A Hypothetical Question on Humanity

Tonight, I sat amongst a crowd. One of many watching Trombone Shorty & Orleans Avenue bring their modern jazz stylings to the stage. The music opened up the night sky and the rain fell. In the quiet moments, they became one and the same, brass instrumentation set against the uneven rhythm of water drops on leaves and concrete-wooden benches.

Rain or shine, the music was going to play. It was rain, so we sat or stood or danced in it. Some of us pressed in under the awning that covered the stage. Some of us got soaked through.

The sounds of New Orleans trumped the weather. No one fled. For an hour, we were all in it together.

Then it was over.

Then it wasn’t.

The encore served up a medley of standards.  When the Saints Go Marching In. This Little Light of Mine. The band played and everyone sang. Because everyone recognized the music, everyone knew the words.

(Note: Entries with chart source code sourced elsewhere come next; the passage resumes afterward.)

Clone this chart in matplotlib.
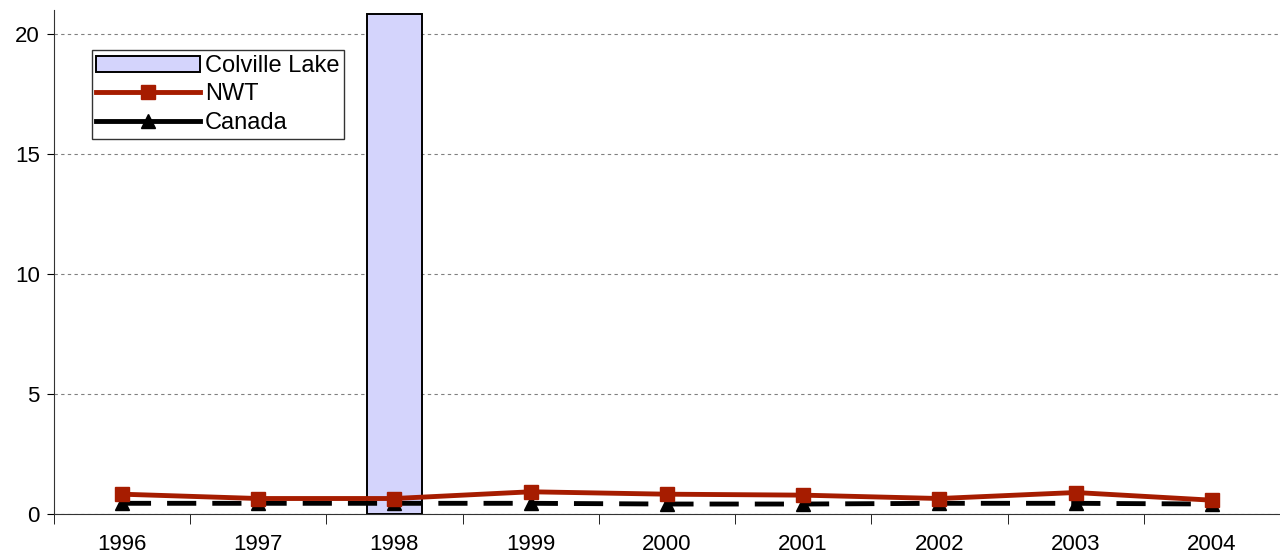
import matplotlib
matplotlib.use("Agg")
import matplotlib.pyplot as plt
from matplotlib.lines import Line2D
import numpy as np

years = ["1996", "1997", "1998", "1999", "2000", "2001", "2002", "2003", "2004"]
colville = [np.nan, np.nan, 20.85, np.nan, np.nan, np.nan, np.nan, np.nan, np.nan]
nwt = [0.83, 0.65, 0.65, 0.93, 0.83, 0.79, 0.65, 0.90, 0.58]
canada = [0.45, 0.45, 0.45, 0.45, 0.42, 0.42, 0.45, 0.45, 0.42]
yticks = [0, 5, 10, 15, 20]

plt.rcParams['font.family'] = ['Liberation Sans', 'DejaVu Sans']
fig = plt.figure(figsize=(12.8, 5.57), dpi=100)
ax = fig.add_axes([0.042, 0.077, 0.958, 0.905])

x = np.arange(len(years))
b = ax.bar(x, colville, width=0.4, color='#D4D4FC', edgecolor='black', linewidth=1.4,
           label='Colville Lake', zorder=2)
l1, = ax.plot(x, nwt, color='#A61C00', linewidth=3.5, marker='s', markersize=10,
              label='NWT', zorder=4)
l2, = ax.plot(x, canada, color='black', linewidth=3.5, linestyle=(0, (6, 3.3)), marker='^',
              markersize=10, label='Canada', zorder=3)

ax.set_xlim(-0.5, len(years) - 0.5)
ax.set_ylim(0, 21)
ax.set_yticks(yticks)
ax.set_yticklabels([str(v) for v in yticks], fontsize=16)
ax.set_xticks(x)
ax.set_xticklabels(years, fontsize=16)
ax.set_xticks(np.arange(-0.5, len(years), 1), minor=True)
ax.tick_params(axis='x', which='major', length=0, pad=14)
ax.tick_params(axis='x', which='minor', length=7, direction='out', color='black')
ax.tick_params(axis='y', length=5, direction='out', pad=5)
ax.yaxis.grid(True, linestyle=(0, (3, 3)), color='#808080', linewidth=0.8)
ax.set_axisbelow(True)
for s in ['top', 'right']:
    ax.spines[s].set_visible(False)
ax.spines['left'].set_color('#333333')
ax.spines['bottom'].set_color('#333333')

canada_handle = Line2D([], [], color='black', linewidth=3.5, linestyle='-', marker='^',
                       markersize=10)
leg = ax.legend([b, l1, canada_handle], ['Colville Lake', 'NWT', 'Canada'],
                loc='upper left', bbox_to_anchor=(0.031, 0.92), fontsize=17,
                frameon=True, fancybox=False, edgecolor='black', handlelength=4.4,
                borderpad=0.2, labelspacing=0.27, handletextpad=0.2, borderaxespad=0)
leg.get_frame().set_linewidth(1.0)

fig.savefig("out.png", dpi=100)
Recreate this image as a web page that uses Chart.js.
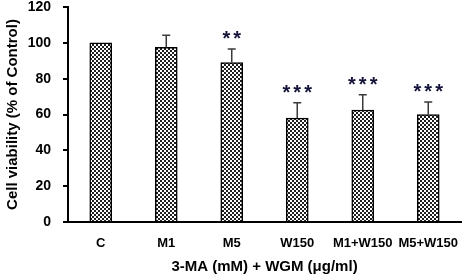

For several refrains, our similar life experiences couldn’t be denied. The fact that – at any moment, in any venue – thousands of us can sing the same song on cue or do the wave in time or play a game by the same rules was on display. We were a chorus, united by the lyrics of a children’s song.

It’s not that simple, of course. It will never be that simple. We can stand together and sing together and endure the rain together, because we don’t know each other. We don’t know what makes those around us different from us, what brands them “the other”. We don’t know why we should hate them.

If we could channel that moment, though – that powerful flash of humanity when the music plays and we all know the words – if that moment could become our everyday reality, what might that be like?